This is the fourth of a series of interviews with Members of the European Parliament (MEPs). In this interview, we spoke with MEP Dita Charanzová about her expectations for the Web Accessibility Directive and the European Accessibility Act. She also shared her views on key regulations about digital services, digital gatekeepers, and artificial intelligence. We also discussed how to achieve a more inclusive EU for consumers with disabilities.
Question: The European Parliament Committee on the Internal Market and Consumer Protection (IMCO) was instrumental in adopting key accessibility legislation, such as the Web Accessibility Directive of which you were the rapporteur, and the European Accessibility Act. What are your expectations as for these laws?
Answer: Each of these laws was a step towards the full inclusion of persons with disabilities into the digital transformation. However, they were only the first steps. I hope they will mean that government and ‘essential’ private sector services are fully accessible and meet the highest Web Content Accessibility Guidelines (WCAG) standards, going beyond what is the minimum in the laws.
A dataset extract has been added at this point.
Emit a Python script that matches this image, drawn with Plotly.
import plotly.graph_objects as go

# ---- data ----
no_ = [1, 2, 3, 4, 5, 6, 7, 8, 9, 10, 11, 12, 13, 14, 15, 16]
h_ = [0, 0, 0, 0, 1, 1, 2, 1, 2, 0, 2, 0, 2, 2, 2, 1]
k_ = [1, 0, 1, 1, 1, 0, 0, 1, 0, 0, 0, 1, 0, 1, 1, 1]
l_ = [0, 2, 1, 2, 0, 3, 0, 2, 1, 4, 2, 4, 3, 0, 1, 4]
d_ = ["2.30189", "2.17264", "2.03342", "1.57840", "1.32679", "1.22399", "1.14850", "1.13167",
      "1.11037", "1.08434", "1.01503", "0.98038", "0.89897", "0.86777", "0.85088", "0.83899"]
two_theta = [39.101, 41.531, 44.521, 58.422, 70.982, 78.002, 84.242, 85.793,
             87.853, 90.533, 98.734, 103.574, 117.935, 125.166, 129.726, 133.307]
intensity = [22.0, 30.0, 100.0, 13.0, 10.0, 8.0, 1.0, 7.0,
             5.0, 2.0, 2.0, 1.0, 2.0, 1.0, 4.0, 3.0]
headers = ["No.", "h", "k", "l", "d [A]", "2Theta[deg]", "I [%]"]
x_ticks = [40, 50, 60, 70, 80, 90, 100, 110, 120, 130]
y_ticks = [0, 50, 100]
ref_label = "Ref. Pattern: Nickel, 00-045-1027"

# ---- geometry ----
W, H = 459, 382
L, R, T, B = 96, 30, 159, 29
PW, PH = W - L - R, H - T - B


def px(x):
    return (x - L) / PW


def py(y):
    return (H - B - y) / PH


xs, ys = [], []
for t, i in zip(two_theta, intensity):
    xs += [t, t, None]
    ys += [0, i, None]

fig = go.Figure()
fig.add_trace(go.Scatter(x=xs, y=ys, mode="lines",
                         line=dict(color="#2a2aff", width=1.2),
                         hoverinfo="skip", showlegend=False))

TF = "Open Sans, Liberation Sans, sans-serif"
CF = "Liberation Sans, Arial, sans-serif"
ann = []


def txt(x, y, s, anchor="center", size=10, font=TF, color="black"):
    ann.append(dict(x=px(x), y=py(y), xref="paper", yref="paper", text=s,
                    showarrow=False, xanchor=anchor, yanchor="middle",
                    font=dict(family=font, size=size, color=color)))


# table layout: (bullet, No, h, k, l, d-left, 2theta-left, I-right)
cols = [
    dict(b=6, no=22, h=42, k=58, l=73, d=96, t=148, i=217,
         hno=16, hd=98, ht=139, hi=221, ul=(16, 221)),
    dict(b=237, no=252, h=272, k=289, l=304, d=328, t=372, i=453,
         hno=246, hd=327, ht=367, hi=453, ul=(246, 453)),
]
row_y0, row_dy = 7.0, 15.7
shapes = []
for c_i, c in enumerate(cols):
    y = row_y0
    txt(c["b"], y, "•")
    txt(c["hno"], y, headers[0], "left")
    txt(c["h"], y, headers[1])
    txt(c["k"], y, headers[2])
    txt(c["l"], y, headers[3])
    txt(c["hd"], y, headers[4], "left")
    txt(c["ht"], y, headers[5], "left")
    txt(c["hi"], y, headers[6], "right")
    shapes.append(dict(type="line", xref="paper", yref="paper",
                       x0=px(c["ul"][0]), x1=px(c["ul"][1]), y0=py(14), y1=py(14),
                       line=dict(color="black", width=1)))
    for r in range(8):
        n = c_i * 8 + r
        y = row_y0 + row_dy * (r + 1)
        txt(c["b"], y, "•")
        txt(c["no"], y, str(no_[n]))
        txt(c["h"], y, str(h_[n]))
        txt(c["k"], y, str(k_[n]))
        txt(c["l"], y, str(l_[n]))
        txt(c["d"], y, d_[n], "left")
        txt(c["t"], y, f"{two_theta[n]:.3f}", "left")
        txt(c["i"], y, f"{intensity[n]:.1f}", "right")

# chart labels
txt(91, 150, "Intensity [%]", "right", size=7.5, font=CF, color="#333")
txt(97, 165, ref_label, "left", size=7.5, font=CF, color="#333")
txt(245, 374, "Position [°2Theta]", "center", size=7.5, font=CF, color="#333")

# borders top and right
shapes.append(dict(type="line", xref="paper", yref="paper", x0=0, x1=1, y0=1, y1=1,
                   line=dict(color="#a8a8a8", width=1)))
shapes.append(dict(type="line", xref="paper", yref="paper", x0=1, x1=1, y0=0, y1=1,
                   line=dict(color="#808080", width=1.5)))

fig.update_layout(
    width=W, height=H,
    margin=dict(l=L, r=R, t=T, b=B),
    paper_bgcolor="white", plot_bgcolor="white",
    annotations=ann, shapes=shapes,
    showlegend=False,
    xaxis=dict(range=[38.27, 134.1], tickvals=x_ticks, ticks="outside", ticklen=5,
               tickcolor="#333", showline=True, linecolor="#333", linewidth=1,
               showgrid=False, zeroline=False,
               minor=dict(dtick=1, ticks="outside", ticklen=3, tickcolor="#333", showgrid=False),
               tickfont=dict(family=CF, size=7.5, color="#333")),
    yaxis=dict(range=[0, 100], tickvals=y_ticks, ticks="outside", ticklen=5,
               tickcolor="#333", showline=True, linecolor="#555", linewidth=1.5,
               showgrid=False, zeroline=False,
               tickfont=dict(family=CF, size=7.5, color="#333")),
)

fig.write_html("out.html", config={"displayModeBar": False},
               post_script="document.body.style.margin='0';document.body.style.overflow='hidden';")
There are, of course, parts of the laws which must be addressed in the future, especially the disproportionate burden clause. But I expect them to be implemented as much as possible.
Question: Now IMCO is discussing key regulations about digital services, digital gatekeepers, and artificial intelligence. How would you ensure alignment with existing accessibility requirements? Do you think these regulations can help achieve accessibility for persons with disabilities not only as consumers but also as experts and employees in the digital sector?
Answer: I believe that these laws can move us beyond government and ‘essential’ services. For example, there is no reason why an online platform is not accessible. These are also ‘essential’ services to much of our society today. The more sites that are designed to be accessible, the more accessible will become the default and IT experts will have this as part of their basic training. I think this will help bring accessibility far beyond what is in the law alone.
Question: In addition to legislation, what other elements should the EU support in order to achieve a more inclusive EU for consumers with disabilities?
Answer: We must first support making Web Accessibility the default in all web design software and platforms. If it is the default to add Metadata to images or to use accessible typefaces and colours, it will be far more common. Even web designers do not change defaults.
Second, we need to make accessibility part of the training in computer science classes and public administration classes throughout Europe. If we want accessibility to work in practice, the right employees need to know they have to do it and how to do it.